Geschichtsstunde

Auf dem Bauch ins Finale und dann zu Gold

In unserer Geschichtsstunde blicken wir wöchentlich auf einen historischen Moment der deutschen Olympia-Geschichte. Heute: Der Gewinn der Goldmedaille der Eisschnelllauf-Teamverfolgung 2010 in Vancouver.

Autor: DOSB
2 Minuten Lesezeit veröffentlicht am 21. Dezember 2017

Bei unserer Wahl zu Deutschlands Wintersport-Moment unterlag dieses Ereignis im ersten Viertelfinale dem Schanzen-Thriller unser Skispringer, auf den wir bereits in der vergangenen Woche geblickt haben. Dennoch soll der Gold-Erfolg unserer Teamstaffel auf dem Eis nicht vergessen werden. Für uns also Grund genug, noch einmal ins Jahr 2010 zu blicken, als Anni Friesinger auf dem Eis von Vancouver taumelte, am Eis nuckelte und dem deutschen Team dennoch die Finalteilnahme sicherte. 

Steigen wir ein im Viertelfinale, als das deutsche Frauen-Team um Daniela Anschütz-Thoms, Stephanie Beckert und Anni Friesinger-Postma in 3:01,95 die schnellste Zeit überhaupt hinlegte und so die Niederländerinnen bezwang.

Im Halbfinale warteten nun die US-Amerikanerinnen, die sich zuvor knapp gegen Kanada durchsetzen konnten. Es sollte ein Rennen werden, in dem Sportgeschichte geschrieben wird. Denn Anni Friesinger-Postma bekam bereits in der vorletzten der sechs Runden Probleme, das hohe Tempo zu halten. In der vorletzten Kurve wurde die Lücke zu Anschütz-Thoms und Beckert nach einem Strauchler größer, der Vorsprung auf die Amerikanerinnen schmolz dahin. In der nächsten, der letzten Kurve, war die 16-fache Weltmeisterin dann endgültig am Ende ihrer Kräfte angelangt: Sie stürzte 50 Meter vor dem Ziel. Doch durch den Schwung rutsche Friesinger-Postma auf dem Bauch liegend weiter und riss auf Höhe der Ziellinie ihren Schuh nach vorne, um die Lichtschranke auszulösen.

Der Traum vom Finale schien geplatzt. Anni Friesinger-Postma lag enttäuscht mit dem Gesicht zum Eis auf dem Boden. Dann der verstohlene Blick auf die Anzeigetafel und die große Überraschung: Mit ihrem geistesgegenwärtigen Handeln auf der Ziellinie hat die Gestürzte dem Team 23 Hundertstelsekunden Vorsprung gerettet. Schließlich wird für die Zeit die Spitze des Schlittschuhs der dritten Läuferin gewertet. Die deutschen Damen sind sprichwörtlich doch noch ins Finale gerutscht.

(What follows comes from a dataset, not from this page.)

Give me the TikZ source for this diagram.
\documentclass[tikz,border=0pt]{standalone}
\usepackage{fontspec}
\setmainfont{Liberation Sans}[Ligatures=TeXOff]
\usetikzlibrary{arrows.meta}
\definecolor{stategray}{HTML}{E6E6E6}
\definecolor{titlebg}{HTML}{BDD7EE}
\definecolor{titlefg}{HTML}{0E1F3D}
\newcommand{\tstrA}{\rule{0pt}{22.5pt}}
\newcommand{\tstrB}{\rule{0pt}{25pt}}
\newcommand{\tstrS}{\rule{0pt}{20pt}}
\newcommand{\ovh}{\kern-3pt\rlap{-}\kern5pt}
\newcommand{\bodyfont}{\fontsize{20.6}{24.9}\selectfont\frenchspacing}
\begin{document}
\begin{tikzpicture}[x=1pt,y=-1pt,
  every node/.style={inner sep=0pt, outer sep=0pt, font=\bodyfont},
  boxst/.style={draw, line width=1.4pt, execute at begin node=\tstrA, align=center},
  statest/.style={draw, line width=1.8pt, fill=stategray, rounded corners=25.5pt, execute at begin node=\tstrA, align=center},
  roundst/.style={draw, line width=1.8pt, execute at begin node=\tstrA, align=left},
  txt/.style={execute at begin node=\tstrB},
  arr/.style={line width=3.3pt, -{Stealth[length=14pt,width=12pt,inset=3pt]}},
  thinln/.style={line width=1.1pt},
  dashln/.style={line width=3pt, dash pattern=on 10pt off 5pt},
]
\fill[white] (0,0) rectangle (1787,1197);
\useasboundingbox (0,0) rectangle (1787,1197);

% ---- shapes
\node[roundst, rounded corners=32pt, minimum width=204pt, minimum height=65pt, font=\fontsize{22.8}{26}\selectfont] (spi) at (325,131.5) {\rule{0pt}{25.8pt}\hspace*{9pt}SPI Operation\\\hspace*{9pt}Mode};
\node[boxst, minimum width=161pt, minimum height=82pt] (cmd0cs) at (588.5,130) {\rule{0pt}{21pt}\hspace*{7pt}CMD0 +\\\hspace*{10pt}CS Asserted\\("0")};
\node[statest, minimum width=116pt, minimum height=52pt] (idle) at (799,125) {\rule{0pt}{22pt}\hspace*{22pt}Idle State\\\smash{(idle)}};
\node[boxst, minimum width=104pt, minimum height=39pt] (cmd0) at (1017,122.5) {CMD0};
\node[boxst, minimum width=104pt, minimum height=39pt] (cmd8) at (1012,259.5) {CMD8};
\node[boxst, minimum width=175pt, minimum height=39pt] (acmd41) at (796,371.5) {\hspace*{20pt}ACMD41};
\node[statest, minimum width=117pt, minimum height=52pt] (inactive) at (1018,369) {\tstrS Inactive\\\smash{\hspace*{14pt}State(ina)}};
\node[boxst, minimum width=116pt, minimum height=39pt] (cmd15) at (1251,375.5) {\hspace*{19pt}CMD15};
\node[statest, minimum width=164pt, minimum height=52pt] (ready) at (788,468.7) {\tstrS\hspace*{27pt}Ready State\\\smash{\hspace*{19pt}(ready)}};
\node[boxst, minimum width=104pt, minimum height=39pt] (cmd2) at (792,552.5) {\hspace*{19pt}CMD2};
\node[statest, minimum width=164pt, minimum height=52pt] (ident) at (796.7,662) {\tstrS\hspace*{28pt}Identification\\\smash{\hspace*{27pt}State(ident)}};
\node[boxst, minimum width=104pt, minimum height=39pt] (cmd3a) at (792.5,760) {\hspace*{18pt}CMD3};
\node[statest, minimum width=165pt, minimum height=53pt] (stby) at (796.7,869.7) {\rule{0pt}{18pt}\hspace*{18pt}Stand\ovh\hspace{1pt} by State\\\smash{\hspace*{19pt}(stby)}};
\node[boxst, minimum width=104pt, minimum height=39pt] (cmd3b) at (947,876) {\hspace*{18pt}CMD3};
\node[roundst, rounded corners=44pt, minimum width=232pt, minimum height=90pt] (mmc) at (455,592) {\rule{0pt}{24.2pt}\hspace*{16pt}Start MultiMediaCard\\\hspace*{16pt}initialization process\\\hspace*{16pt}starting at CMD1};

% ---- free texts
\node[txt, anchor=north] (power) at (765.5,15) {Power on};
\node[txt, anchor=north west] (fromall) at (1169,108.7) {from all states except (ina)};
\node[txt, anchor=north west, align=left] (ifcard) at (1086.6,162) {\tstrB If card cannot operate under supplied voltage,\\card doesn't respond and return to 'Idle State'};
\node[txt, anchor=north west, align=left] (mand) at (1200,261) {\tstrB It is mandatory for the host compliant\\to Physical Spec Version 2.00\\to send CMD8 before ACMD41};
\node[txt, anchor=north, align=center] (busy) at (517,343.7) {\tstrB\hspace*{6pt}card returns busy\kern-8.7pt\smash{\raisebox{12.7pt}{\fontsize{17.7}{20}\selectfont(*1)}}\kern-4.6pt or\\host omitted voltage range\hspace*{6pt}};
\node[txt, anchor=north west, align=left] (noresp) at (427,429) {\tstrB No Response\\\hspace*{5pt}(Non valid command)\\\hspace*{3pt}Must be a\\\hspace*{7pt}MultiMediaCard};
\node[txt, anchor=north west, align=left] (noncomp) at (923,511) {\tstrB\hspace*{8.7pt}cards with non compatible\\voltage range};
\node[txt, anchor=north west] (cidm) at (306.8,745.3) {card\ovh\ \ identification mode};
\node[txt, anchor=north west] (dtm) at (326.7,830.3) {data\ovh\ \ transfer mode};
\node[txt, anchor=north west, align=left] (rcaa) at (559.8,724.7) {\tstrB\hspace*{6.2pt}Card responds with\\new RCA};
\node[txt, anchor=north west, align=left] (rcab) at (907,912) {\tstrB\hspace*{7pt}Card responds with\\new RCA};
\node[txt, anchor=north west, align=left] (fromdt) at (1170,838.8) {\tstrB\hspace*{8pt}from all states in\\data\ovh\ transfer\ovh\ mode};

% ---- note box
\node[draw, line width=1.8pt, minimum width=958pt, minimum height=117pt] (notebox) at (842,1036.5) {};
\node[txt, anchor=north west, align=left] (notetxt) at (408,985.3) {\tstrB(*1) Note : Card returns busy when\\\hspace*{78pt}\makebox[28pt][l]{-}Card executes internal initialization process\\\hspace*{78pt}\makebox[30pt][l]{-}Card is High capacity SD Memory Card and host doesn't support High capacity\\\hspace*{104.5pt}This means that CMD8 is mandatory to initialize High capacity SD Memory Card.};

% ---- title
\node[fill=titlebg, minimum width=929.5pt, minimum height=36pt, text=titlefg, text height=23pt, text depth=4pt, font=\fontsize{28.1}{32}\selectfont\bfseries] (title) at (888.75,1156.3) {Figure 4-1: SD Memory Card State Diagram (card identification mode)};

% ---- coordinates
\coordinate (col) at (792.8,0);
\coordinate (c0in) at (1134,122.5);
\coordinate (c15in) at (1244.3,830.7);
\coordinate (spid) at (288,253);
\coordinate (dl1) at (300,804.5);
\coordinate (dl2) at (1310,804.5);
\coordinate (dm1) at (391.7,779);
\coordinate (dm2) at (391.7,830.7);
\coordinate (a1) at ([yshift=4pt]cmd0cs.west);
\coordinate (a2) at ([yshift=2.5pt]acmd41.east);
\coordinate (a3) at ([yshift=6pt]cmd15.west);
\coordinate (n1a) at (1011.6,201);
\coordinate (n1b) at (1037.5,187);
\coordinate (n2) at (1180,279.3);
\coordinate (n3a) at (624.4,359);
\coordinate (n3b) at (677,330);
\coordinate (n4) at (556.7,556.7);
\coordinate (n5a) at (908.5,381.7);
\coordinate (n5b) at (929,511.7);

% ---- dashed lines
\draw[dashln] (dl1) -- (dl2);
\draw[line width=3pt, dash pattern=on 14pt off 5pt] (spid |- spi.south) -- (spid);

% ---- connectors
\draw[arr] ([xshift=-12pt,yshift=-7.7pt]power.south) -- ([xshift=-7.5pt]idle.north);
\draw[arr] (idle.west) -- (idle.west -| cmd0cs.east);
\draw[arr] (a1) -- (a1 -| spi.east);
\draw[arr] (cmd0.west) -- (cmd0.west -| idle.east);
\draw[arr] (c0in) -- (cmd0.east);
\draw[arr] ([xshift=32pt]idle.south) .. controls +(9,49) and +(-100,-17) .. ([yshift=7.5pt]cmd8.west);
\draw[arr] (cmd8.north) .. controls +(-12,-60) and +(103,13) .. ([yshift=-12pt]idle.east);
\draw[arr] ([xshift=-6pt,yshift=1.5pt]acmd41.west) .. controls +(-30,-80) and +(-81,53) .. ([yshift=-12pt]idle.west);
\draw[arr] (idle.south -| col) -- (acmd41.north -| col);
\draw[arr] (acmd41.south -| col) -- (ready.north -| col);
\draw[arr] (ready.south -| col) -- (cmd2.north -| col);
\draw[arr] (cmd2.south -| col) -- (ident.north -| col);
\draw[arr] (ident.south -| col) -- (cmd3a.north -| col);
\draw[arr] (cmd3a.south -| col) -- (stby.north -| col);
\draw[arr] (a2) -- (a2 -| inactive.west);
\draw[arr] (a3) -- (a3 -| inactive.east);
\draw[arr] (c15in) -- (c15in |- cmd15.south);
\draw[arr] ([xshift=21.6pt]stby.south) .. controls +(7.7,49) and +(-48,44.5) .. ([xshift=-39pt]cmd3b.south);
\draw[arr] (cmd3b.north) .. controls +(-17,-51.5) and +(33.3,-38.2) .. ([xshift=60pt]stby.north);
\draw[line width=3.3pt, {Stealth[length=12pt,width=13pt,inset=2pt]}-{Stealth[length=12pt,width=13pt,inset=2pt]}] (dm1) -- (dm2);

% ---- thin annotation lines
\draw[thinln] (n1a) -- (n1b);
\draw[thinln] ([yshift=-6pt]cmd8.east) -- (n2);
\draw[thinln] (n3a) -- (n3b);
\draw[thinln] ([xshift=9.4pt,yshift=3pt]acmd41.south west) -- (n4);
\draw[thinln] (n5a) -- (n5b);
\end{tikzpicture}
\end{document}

Im Finale ersetzte sodann Katrin Mattscherodt Friesinger-Postma. Und wer nun glaubte, spannender als im Halbfinale könne es ohnehin nicht mehr laufen, sollte eines Besseren belehrt werden. Denn zwei Runden vor dem Ende hatte das deutsche Trio noch rund 1,7 Sekunden Rückstand auf die starken Japanerinnen. Doch vor allen Dingen die starke Stephanie Beckert führte das Team Schritt für Schritt zurück ins Titelrennen. Dank eines herausragenden Endspurts gewann Deutschland am Ende, wie schon vier Jahre zuvor in Turin, die Goldmedaille – mit nur zwei Hundertstelsekunden Vorsprung in 3:02,82 Minuten.

Ein hochdramatischer Wettkampf also, bei dem sich abermals zeigt, dass es sich lohnt, nie aufzugeben. Und ein Novum obendrein, ist doch bislang bei Olympischen Spielen niemand bäuchlings und siegreich über die Ziellinie gerutscht. Der Bundestrainer Markus Eicher brachte es auf den Punkt, als er sagte, er habe so etwas noch nie erlebt.

Eine durchwachsene Saison mit vielen Höhen und Tiefen fand so doch ihr gutes Ende. Goldmedaillen gab es übrigens für alle vier deutschen Athletinnen – für Friesinger-Postma war es bereits die fünfte Olympische Medaille (3x Gold, 2x Bronze).

Vielleicht wird es ja bei den kommenden Olympischen Spielen in PyeongChang wieder ähnlich spannend – hoffentlich dann aber ohne Sturz.